Without doubt, Lynn has forever changed the trajectory of baby Shea’s life by stepping in to care for him and keeping him out of foster care. Her commitment is to stop the intergenerational trauma in her family.
May 27, 2021, gave Lynn new purpose. This was the day Tk’emlúps te Secwépemc announced it had located an unmarked grave at the former Kamloops Indian Residential School. “The discovery of the children impacted me deeply. I knew I had to do something,” said Lynn (name is changed for privacy). Four months later, Lynn came to be an Out of Care Options (OOCO) caregiver to her 7-month-old cousin, Shea (name is changed for privacy).
OOCO is an alternative to children coming into care by supporting parents to place the child in the care of their extended family or Indigenous community. Even when family support cases are more complex than ever, the number of children in care at VACFSS has steadily decreased from 133 children in 2012, to 117 children in 2020, due to restorative policies such as the OOCO Program.
‘Ending the cycle’
Lynn, who is from the Stswecem’c Xgat’tem First Nation (Canoe Creek), has been witness to the impacts of intergenerational trauma. We lost my cousin, Mahlee [name is changed for privacy] to substance use at a young age, she says. “Mahlee and I grew up together, we were inseparable. When my aunty approached me about caring for Mahlee’s baby, Shea, I could not stand to see another cycle begin.”
Lynn who is trained in early childhood education and has also worked in Vancouver’s Downtown Eastside, considers herself ‘privileged’ to be in a position where she can care for Shea. “I am in a good place now, but life was not always perfect. I experienced abusive relationships and family court battles. I was trying to survive myself,” said Lynn.
Getting ready for baby Shea
The first thing Lynn did was get her family together. Her husband, mother, four children, and granddaughter were all part of the decision – everyone was supportive and on board. She also resigned from a managerial position for a less demanding job to devote more time to Shea.
Lynn became friends with Sue, a foster caregiver with VACFSS who specializes in caring for babies, and who cared for Shea prior to Lynn’s involvement. Lynn and Sue have worked inclusively to make the transition smooth for Shea. “In the beginning, I would call Sue often with questions, like his nap schedule, what he liked and disliked – things that I could not fully experience during our visits.

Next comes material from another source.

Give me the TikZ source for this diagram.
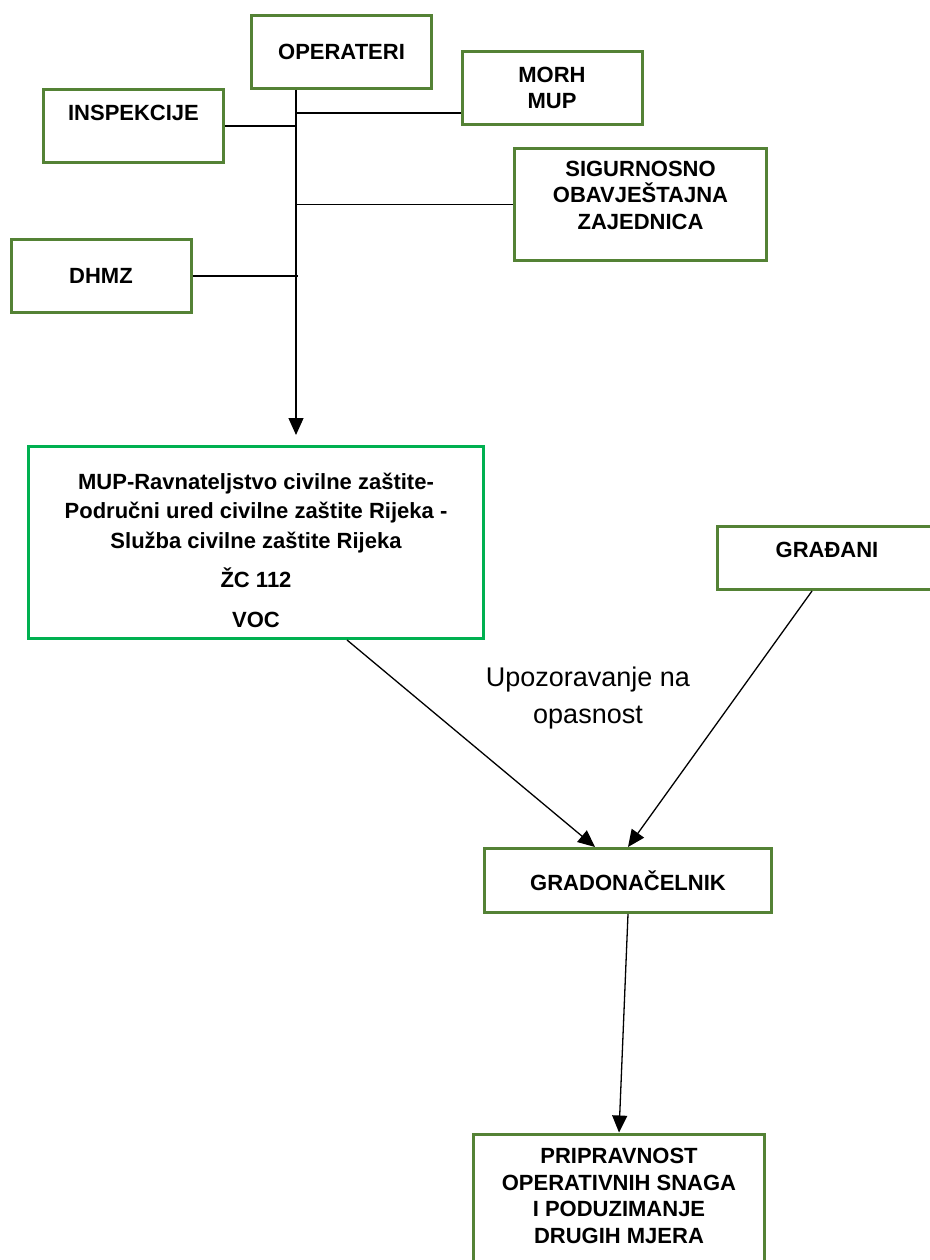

Sue is amazing, and always ready to help,” explains Lynn.
When asked what is challenging, she says caring for Shea is different than when she had her own children. “Being part of the “system” makes me feel more accountable. If he [Shea] becomes ill, I worry whether it may reflect negatively on me.”
The legacy for future generations
Lynn and her family are active in their community. Shea’s grandma has already bought him his first ribbon shirt. He has moccasins. Lynn picked up language CD’s and books to ensure Shea grows up knowing his culture and where he comes from, and most importantly, to be proud of his heritage.
“My grandfather moved our family to Williams Lake because he believed our culture was the problem. We did not grow up with my culture. I want a different future for my kids and Shea,” Lynn said tearfully.
As such, Lynn’s goal is to leave a carbon footprint.
“I want my own children to see that you can make a difference for the better. Our children need us. They need Indigenous moms and dads, grandmas, grandpas, and uncles, to step up. They need their culture more than ever before.”
“We thought Shea needed us, but we need him. He has brought more joy into our lives than I can explain. I want him to know he is loved, and he will not go through this alone.”